The postgame rush onto any the field for this game (and most games) is chaotic. You go from four hours of order as it relates to field decorum, and then it’s just an amoeba of players, coaches, photographers, staffers, media members, cheerleaders, band members and sometimes fans all at once.

I found Mike Gundy early in the process and observed him as several OU folks came up to shake his hand and tell him some version of, That was a hell of a game. He was gracious, gave half smiles and mostly was trying to get his entire team off the field and into the locker room.

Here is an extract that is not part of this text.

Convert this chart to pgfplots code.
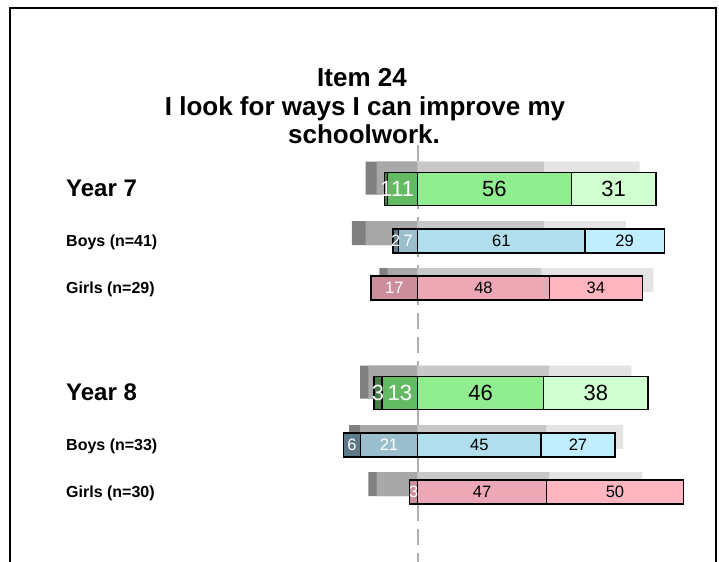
\documentclass[border=0pt]{standalone}
\usepackage{pgfplots}
\pgfplotsset{compat=1.18}
\usepackage{pgfplotstable}
\usepackage{fontspec}
\setmainfont{Liberation Sans}

% response colours: sd = strongly disagree ... sa = strongly agree
\definecolor{grsd}{RGB}{72,125,72}
\definecolor{grd}{RGB}{98,186,98}
\definecolor{gra}{RGB}{144,238,144}
\definecolor{grsa}{RGB}{208,255,208}
\definecolor{blsd}{RGB}{92,122,138}
\definecolor{bld}{RGB}{154,190,204}
\definecolor{bla}{RGB}{176,222,236}
\definecolor{blsa}{RGB}{192,238,255}
\definecolor{pksd}{RGB}{170,100,118}
\definecolor{pkd}{RGB}{204,142,156}
\definecolor{pka}{RGB}{236,168,180}
\definecolor{pksa}{RGB}{255,182,193}
% comparison (grey shadow) bars
\definecolor{shsd}{RGB}{128,128,128}
\definecolor{shd}{RGB}{168,168,168}
\definecolor{sha}{RGB}{200,200,200}
\definecolor{shsa}{RGB}{228,228,228}

% y = row position (px from top); sd d a sa = percentages; g* = comparison
\pgfplotstableread{
y   sd d  a  sa gsd gd ga gsa
189 1  11 56 31 4   15 46 35
393 3  13 46 38 3   18 48 30
}\yeartab
\pgfplotstableread{
y   sd d  a  sa gsd gd ga gsa
241 2  7  61 29 5   19 46 30
445 6  21 45 27 4   21 47 28
}\boystab
\pgfplotstableread{
y   sd d  a  sa gsd gd ga gsa
288 0  17 48 34 3   11 45 41
492 0  3  47 50 3   15 48 34
}\girlstab

% #1 table, #2 bar width, #3 shadow offset, #4 number font, #5 colour prefix
\newcommand{\drawgroup}[5]{%
  \addplot[xbar, bar shift=0pt, bar width=#2, fill=shsd, draw=none]
    table[x expr=-\thisrow{gsd}-\thisrow{gd}, y expr=\thisrow{y}-#3] {#1};
  \addplot[xbar, bar shift=0pt, bar width=#2, fill=shd, draw=none]
    table[x expr=-\thisrow{gd}, y expr=\thisrow{y}-#3] {#1};
  \addplot[xbar, bar shift=0pt, bar width=#2, fill=shsa, draw=none]
    table[x expr=\thisrow{ga}+\thisrow{gsa}, y expr=\thisrow{y}-#3] {#1};
  \addplot[xbar, bar shift=0pt, bar width=#2, fill=sha, draw=none]
    table[x=ga, y expr=\thisrow{y}-#3] {#1};
  \addplot[xbar, bar shift=0pt, bar width=#2, fill=#5sd, draw=black, line width=1.3bp]
    table[x expr=-\thisrow{sd}-\thisrow{d}, y=y] {#1};
  \addplot[xbar, bar shift=0pt, bar width=#2, fill=#5d, draw=black, line width=1.3bp]
    table[x expr=-\thisrow{d}, y=y] {#1};
  \addplot[xbar, bar shift=0pt, bar width=#2, fill=#5sa, draw=black, line width=1.3bp]
    table[x expr=\thisrow{a}+\thisrow{sa}, y=y] {#1};
  \addplot[xbar, bar shift=0pt, bar width=#2, fill=#5a, draw=black, line width=1.3bp]
    table[x=a, y=y] {#1};
  % value labels
  \addplot[only marks, mark=*, mark size=0pt, mark options={draw=none,fill=none},
    point meta=explicit symbolic,
    nodes near coords={\ifnum\pgfplotspointmeta>0 \pgfplotspointmeta\fi},
    nodes near coords style={anchor=center, text=white, font=#4}]
    table[x expr=-\thisrow{d}-\thisrow{sd}/2, y=y, meta=sd] {#1};
  \addplot[only marks, mark=*, mark size=0pt, mark options={draw=none,fill=none},
    point meta=explicit symbolic,
    nodes near coords={\ifnum\pgfplotspointmeta>0 \pgfplotspointmeta\fi},
    nodes near coords style={anchor=center, text=white, font=#4}]
    table[x expr=-\thisrow{d}/2, y=y, meta=d] {#1};
  \addplot[only marks, mark=*, mark size=0pt, mark options={draw=none,fill=none},
    point meta=explicit symbolic,
    nodes near coords={\ifnum\pgfplotspointmeta>0 \pgfplotspointmeta\fi},
    nodes near coords style={anchor=center, text=black, font=#4}]
    table[x expr=\thisrow{a}/2, y=y, meta=a] {#1};
  \addplot[only marks, mark=*, mark size=0pt, mark options={draw=none,fill=none},
    point meta=explicit symbolic,
    nodes near coords={\ifnum\pgfplotspointmeta>0 \pgfplotspointmeta\fi},
    nodes near coords style={anchor=center, text=black, font=#4}]
    table[x expr=\thisrow{a}+\thisrow{sa}/2, y=y, meta=sa] {#1};
}

\begin{document}
\begin{tikzpicture}
\fill[white] (0,0) rectangle (719bp,562bp);
\begin{axis}[
    at={(0,0)}, anchor=south west,
    scale only axis,
    width=719bp, height=562bp,
    xmin=-152.445, xmax=109.964,
    ymin=0, ymax=562,
    y dir=reverse,
    hide axis,
    clip=false
]
% zero line
\addplot[draw={rgb,255:red,175;green,175;blue,175}, line width=2bp, dash pattern=on 16bp off 8bp]
  coordinates {(0,145) (0,562)};
\drawgroup{\yeartab}{33}{11}{\fontsize{22bp}{26bp}\selectfont}{gr}
\drawgroup{\boystab}{24}{8}{\fontsize{16.5bp}{19bp}\selectfont}{bl}
\drawgroup{\girlstab}{24}{8}{\fontsize{16.5bp}{19bp}\selectfont}{pk}
\end{axis}

% frame
\draw[line width=2bp] (10bp,-5bp) -- (10bp,554bp) -- (716bp,554bp) -- (716bp,-5bp);

% title
\node[anchor=base, font=\bfseries\fontsize{26bp}{30bp}\selectfont] at (362bp,475bp) {Item 24};
\node[anchor=base, font=\bfseries\fontsize{26bp}{30bp}\selectfont] at (365bp,446bp) {I look for ways I can improve my};
\node[anchor=base, font=\bfseries\fontsize{26bp}{30bp}\selectfont] at (364bp,418bp) {schoolwork.};

% row labels
\node[anchor=base west, inner sep=0pt, font=\bfseries\fontsize{24bp}{28bp}\selectfont] at (66bp,365bp) {Year 7};
\node[anchor=base west, inner sep=0pt, font=\bfseries\fontsize{16bp}{19bp}\selectfont] at (66bp,315bp) {Boys (n=41)};
\node[anchor=base west, inner sep=0pt, font=\bfseries\fontsize{16bp}{19bp}\selectfont] at (66bp,268bp) {Girls (n=29)};
\node[anchor=base west, inner sep=0pt, font=\bfseries\fontsize{24bp}{28bp}\selectfont] at (66bp,161bp) {Year 8};
\node[anchor=base west, inner sep=0pt, font=\bfseries\fontsize{16bp}{19bp}\selectfont] at (66bp,111bp) {Boys (n=33)};
\node[anchor=base west, inner sep=0pt, font=\bfseries\fontsize{16bp}{19bp}\selectfont] at (66bp,64bp) {Girls (n=30)};

\pgfresetboundingbox
\path (0,0) rectangle (719bp,562bp);
\end{tikzpicture}
\end{document}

Off we sauntered into the tunnel and into the small-ish maze of rooms just off the visitor’s exit on Owen Field. The door to the press conference room was locked so we waited outside of it for 5-10 minutes while Gundy addressed his team and prepped for media availability.

When he entered and took the mic, I thought I heard his voice catch. It sounded heavy. Not as if he’d been crying but as if he’d been trying to not cry. This game means a lot in this state. Making $14,000 a day doesn’t change that.

Carson posted the video, and I’ve rewatched it a dozen times. I might be wrong here — it would not be the first time about something in a Gundy presser … in the last three weeks — but he comes off like a man who has been through some Bedlams. Like a man who gets broken once a year and spends the next 364 days putting himself back together.

There has been talk all year about complacency and laurel-resting and whatever other euphemisms are doled out when a team you thought was going to go 8-4 currently isn’t sniffing that number. There might be some truth in that. I have no idea. I do think he’s dialed it back in recruiting and that’s hurt him.

But I also thought it was pretty cool that somebody playing or coaching in his 28th Bedlam, somebody who has emotionally distanced himself at times, let go of what everybody who wears orange was feeling. Watch his mouth quiver at 0:09 (I know this is some Zapruder-level mania). That’s good stuff. That doesn’t happen if you aren’t supremely invested in what you’re doing and who you’re doing it with.

So we can (and will!) criticize Gundy for a million things over the next few months and years, but giving a crap should not be one of them. Carson said it well above — this is what OSU fans want to hear and see — and Gundy delivered it (as well as an absolute show) on Saturday evening in Norman.